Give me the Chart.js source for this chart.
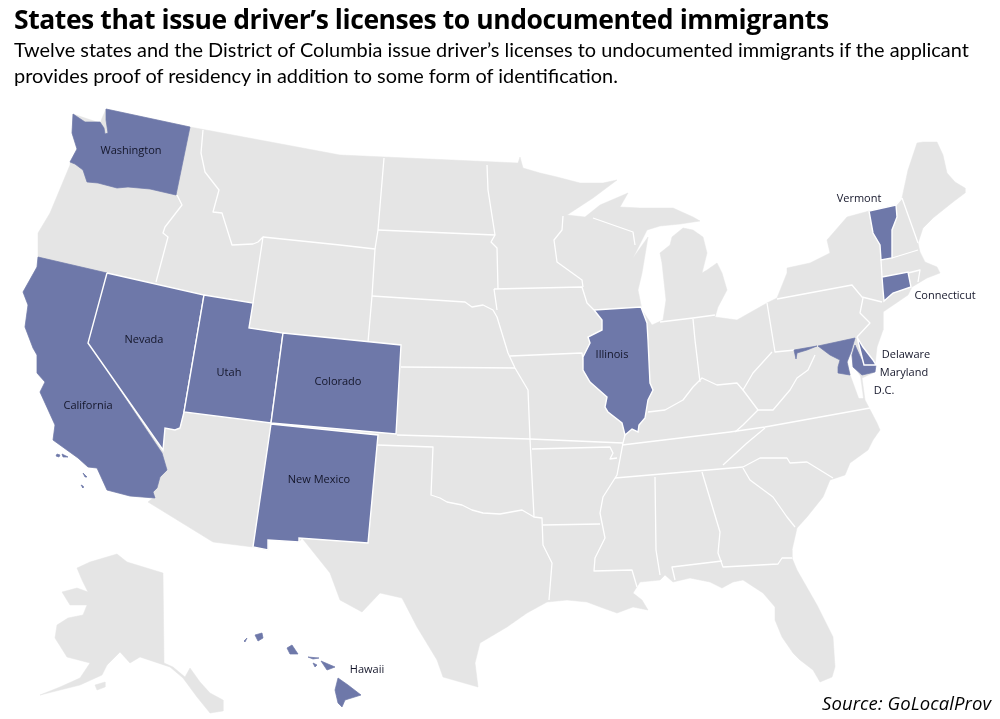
<!DOCTYPE html>
<html><head><meta charset="utf-8">
<style>
html,body{margin:0;padding:0;background:#fff;overflow:hidden}
#wrap{position:relative;width:1000px;height:719px}
canvas{position:absolute;left:0;top:0}
.t{position:absolute;white-space:nowrap;color:#000;font-family:"Open Sans",sans-serif}
#title{left:14px;top:1px;font-size:26.5px;font-weight:700;letter-spacing:-.43px;line-height:36px}
#sub{left:14px;top:36px;font-family:Lato,sans-serif;font-size:19.9px;line-height:26px}
#src{left:822px;top:690px;font-size:18.5px;font-style:italic;letter-spacing:.1px;line-height:26px}
</style></head><body>
<div id="wrap">
<canvas id="c" width="1000" height="719"></canvas>
<div class="t" id="title">States that issue driver’s licenses to undocumented immigrants</div>
<div class="t" id="sub">Twelve states and the District of Columbia issue driver’s licenses to undocumented immigrants if the applicant<br>provides proof of residency in addition to some form of identification.</div>
<div class="t" id="src">Source: GoLocalProv</div>
</div>
<script src="https://cdn.jsdelivr.net/npm/chart.js@4"></script>
<script>
// Map outlines, in map units
const usOutline=[[73,114],[100,123],[106,109],[190,127],[340,155],[518,163],[520,157],[523,168],[540,173],[557,177],[580,183],[603,183],[617,180],[593,198],[567,215],[585,217],[600,205],[628,193],[620,207],[640,208],[673,208],[693,217],[700,221],[680,224],[660,226],[647,230],[633,258],[648,237],[642,273],[638,290],[642,310],[652,325],[663,320],[666,300],[662,263],[660,253],[670,245],[672,237],[683,228],[693,230],[703,237],[707,253],[702,273],[707,270],[717,263],[722,273],[727,290],[718,307],[715,317],[737,320],[767,303],[777,298],[787,273],[787,268],[810,263],[830,253],[827,240],[847,217],[869,211],[896,205],[902,198],[908,170],[917,143],[923,142],[937,142],[943,155],[947,173],[955,182],[965,188],[965,193],[953,202],[943,210],[933,218],[923,228],[918,243],[920,252],[925,262],[937,267],[940,273],[927,278],[912,287],[908,295],[883,312],[883,330],[877,347],[875,365],[873,373],[862,378],[865,400],[877,423],[880,430],[873,440],[868,450],[850,463],[845,475],[830,480],[823,497],[807,517],[797,528],[792,550],[792,558],[797,570],[817,605],[833,637],[835,667],[832,677],[820,682],[813,670],[800,660],[793,653],[782,637],[775,620],[775,607],[763,593],[743,580],[733,582],[722,588],[710,582],[690,578],[673,582],[665,575],[660,580],[640,582],[633,593],[642,600],[648,610],[633,607],[617,613],[603,608],[587,602],[567,600],[547,602],[527,613],[507,627],[480,643],[475,663],[478,687],[443,677],[437,660],[417,627],[402,598],[380,593],[362,612],[340,600],[330,573],[302,538],[299,542],[268,540],[268,550],[253,547],[213,542],[148,502],[153,498],[130,496],[107,490],[97,468],[88,467],[78,458],[53,440],[55,425],[40,392],[45,382],[37,373],[37,355],[33,348],[25,327],[28,305],[23,292],[37,267],[38,257],[38,233],[50,213],[70,165],[70,162],[77,149],[72,133]];
const alaska=[[77,568],[90,562],[117,554],[127,562],[163,573],[164,663],[173,667],[185,677],[190,668],[200,682],[210,693],[223,700],[223,711],[210,713],[197,697],[183,678],[170,667],[140,657],[130,663],[120,652],[107,665],[102,675],[80,685],[60,690],[40,695],[60,687],[80,678],[90,663],[67,657],[55,638],[57,625],[68,618],[83,615],[87,605],[70,605],[62,592],[77,588],[88,592],[82,580]];
const kodiak=[[95,685],[105,682],[105,687],[97,690]];
const chesapeake=[[853,345],[848,362],[851,376],[859,398],[863,398],[860,376],[853,366],[851,355]];

const washington=[[73,114],[85,122],[100,122],[104,128],[105,134],[108,133],[106,120],[106,109],[190,127],[176,195],[150,189],[128,187],[117,188],[98,183],[87,182],[83,170],[75,164],[70,162],[77,149],[72,133]];
const california=[[38,257],[107,273],[88,343],[162,453],[167,470],[160,477],[157,488],[153,492],[155,498],[130,496],[107,490],[97,468],[88,467],[78,458],[53,440],[55,425],[40,392],[45,382],[37,373],[37,355],[33,348],[25,327],[28,305],[23,292],[37,267]];
const channelA=[[57,454],[60,455],[59,457],[56,456]];
const channelB=[[62,454],[68,457],[63,457]];
const channelC=[[83,473],[87,477],[85,477]];
const channelD=[[81,485],[83,486],[83,488]];
const nevada=[[107,273],[204,295],[184,412],[180,428],[175,430],[165,428],[163,450],[88,343]];
const utah=[[204,295],[253,303],[249,328],[283,333],[271,423],[184,412]];
const colorado=[[283,333],[401,345],[396,434],[271,423]];
const newMexico=[[271,424],[378,435],[368,543],[299,538],[299,542],[268,540],[268,550],[253,547]];
const illinois=[[594,310],[641,307],[647,323],[648,340],[650,383],[653,390],[648,400],[645,418],[639,425],[638,432],[632,429],[625,435],[622,423],[608,412],[605,407],[607,397],[590,382],[583,370],[583,357],[590,343],[588,337],[602,330],[602,320]];
const vermont=[[869,211],[896,205],[897,217],[892,230],[892,258],[881,260],[880,245],[873,233]];
const connecticut=[[882,277],[908,272],[911,287],[893,293],[884,301],[883,290]];
const marylandWest=[[794,350],[817,346],[807,350],[797,353],[796,359]];
const marylandMain=[[818,346],[855,338],[851,352],[847,362],[850,375],[838,373],[838,367],[840,360],[830,355]];
const marylandShore=[[855,345],[852,355],[853,367],[862,375],[875,372],[876,365],[864,365]];
const delaware=[[857,337],[863,347],[873,360],[876,365],[864,365]];
const hawaiiBig=[[338,678],[348,685],[361,695],[345,700],[342,707],[338,703],[335,690]];
const maui=[[321,661],[335,667],[327,670]];
const oahu=[[287,648],[292,645],[298,654],[290,654]];
const kauai=[[255,635],[262,633],[263,638],[258,641]];
const niihau=[[244,641],[247,638],[245,642]];
const molokai=[[308,657],[319,658],[313,659]];
const lanai=[[313,663],[317,665],[315,667]];

// Internal state borders
const borders=[
[[177,195],[182,205],[165,227],[163,233],[168,237],[156,282]],
[[203,130],[201,153],[205,172],[219,190],[213,212],[222,213],[232,245],[253,244],[258,242],[263,237],[253,303]],
[[263,237],[340,245],[375,249],[372,296],[368,342]],
[[384,158],[378,230],[375,249]],
[[378,230],[495,235]],
[[372,296],[465,302],[472,307],[483,305],[493,310],[497,317],[508,353],[515,368],[528,390],[530,439],[534,517],[542,518],[543,545],[552,563],[549,600]],
[[401,367],[515,368]],
[[397,435],[530,439],[623,443]],
[[377,445],[433,447],[431,495],[440,498],[447,502],[462,505],[472,510],[483,513],[500,514],[522,510],[534,517]],
[[543,525],[600,524]],
[[532,449],[610,447],[613,453],[610,459],[617,458]],
[[625,435],[623,443],[617,475],[603,497],[600,513],[605,538],[595,558],[594,571],[632,570],[637,587]],
[[615,478],[743,467]],
[[655,477],[656,550],[660,575]],
[[622,445],[647,442],[730,432],[765,427],[870,408]],
[[765,428],[747,443],[723,465]],
[[494,289],[582,287],[587,303],[594,310]],
[[497,310],[494,289]],
[[510,356],[582,353],[583,360]],
[[487,165],[488,190],[495,235],[491,242],[497,248],[498,289]],
[[563,216],[562,230],[554,240],[557,262],[582,280],[583,287]],
[[593,218],[633,232],[635,245]],
[[695,340],[700,382]],
[[648,412],[665,410],[683,400],[693,387],[702,378],[717,385],[737,383],[743,390],[753,373],[772,352]],
[[660,322],[693,318],[715,315]],
[[693,319],[695,340]],
[[767,303],[775,352],[795,350]],
[[777,299],[852,285],[862,297],[882,302]],
[[863,298],[860,313],[870,323],[857,337]],
[[881,260],[882,277]],
[[892,258],[918,250]],
[[908,273],[920,270],[918,282]],
[[902,198],[918,243]],
[[896,205],[902,198]],
[[815,355],[808,370],[797,378],[790,390],[773,410],[758,410],[743,390]],
[[758,410],[743,425],[735,432]],
[[743,467],[760,458],[787,458],[790,463],[807,462],[833,478]],
[[743,468],[750,480],[773,497],[787,517],[795,527]],
[[702,472],[720,532],[718,553],[723,567],[778,564],[782,558],[792,558]],
[[722,561],[672,567],[675,580]]
];

const landShapes=[usOutline,alaska,kodiak];
const waterShapes=[chesapeake];
const blueEdged=[california,channelA,channelB,channelC,channelD,marylandWest,marylandMain,marylandShore,hawaiiBig,maui,oahu,kauai,niihau,molokai,lanai,washington];
const whiteEdged=[nevada,utah,colorado,newMexico,illinois,vermont,connecticut,delaware];

const stateLabels=["Washington","Nevada","Utah","Colorado","California","New Mexico","Illinois","Vermont","Connecticut","Delaware","Maryland","D.C.","Hawaii"];
const labelX=[131,144,229,338,88,319,612,859,945,906,904,884,367];
const labelY=[151,340,373,382,406,480,355,199,296,355,373,391,670];

const LAND="#e5e5e5",BLUE="#6e78a9",WHITE="#ffffff";
const pts=a=>{const p=a.map(q=>({x:q[0],y:q[1]}));p.push(p[0]);return p;};
const shape=(a,fillC,lineC,w)=>({data:pts(a),showLine:true,fill:'shape',backgroundColor:fillC,borderColor:lineC,borderWidth:w,pointRadius:0,tension:0});
const line=a=>({data:a.map(q=>({x:q[0],y:q[1]})),showLine:true,fill:false,borderColor:WHITE,borderWidth:1.3,pointRadius:0,tension:0,borderJoinStyle:'round'});

const layers=[
 ...landShapes.map(a=>shape(a,LAND,LAND,0.5)),
 ...waterShapes.map(a=>shape(a,WHITE,WHITE,0.5)),
 ...borders.map(line),
 ...blueEdged.map(a=>shape(a,BLUE,BLUE,0.7)),
 ...whiteEdged.map(a=>shape(a,BLUE,WHITE,1.4))
];

const labelPlugin={id:'labels',afterDraw(ch){
 const {ctx,scales:{x,y}}=ch;
 ctx.save();ctx.font='11px "Open Sans",sans-serif';ctx.fillStyle='#14162a';ctx.textAlign='center';ctx.textBaseline='middle';
 stateLabels.forEach((s,i)=>ctx.fillText(s,x.getPixelForValue(labelX[i]),y.getPixelForValue(labelY[i])));
 ctx.restore();
}};

new Chart(document.getElementById('c'),{
 type:'scatter',
 data:{datasets:layers.slice().reverse()},
 options:{responsive:false,animation:false,devicePixelRatio:1,
  layout:{padding:0},
  plugins:{legend:{display:false},tooltip:{enabled:false},title:{display:false}},
  scales:{x:{type:'linear',min:0,max:1000,display:false},y:{type:'linear',min:0,max:719,reverse:true,display:false}}
 },
 plugins:[labelPlugin]
});
</script>
</body></html>
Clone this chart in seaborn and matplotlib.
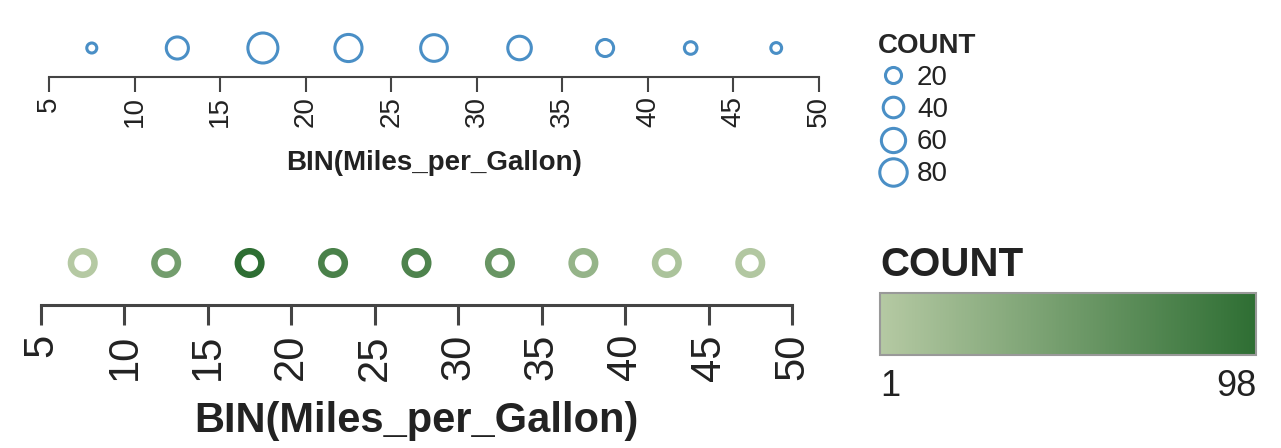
-*-*-
_Task instructions_. Reply with one number only: how many lines of the listing hold "this"?

_Finished task_. 2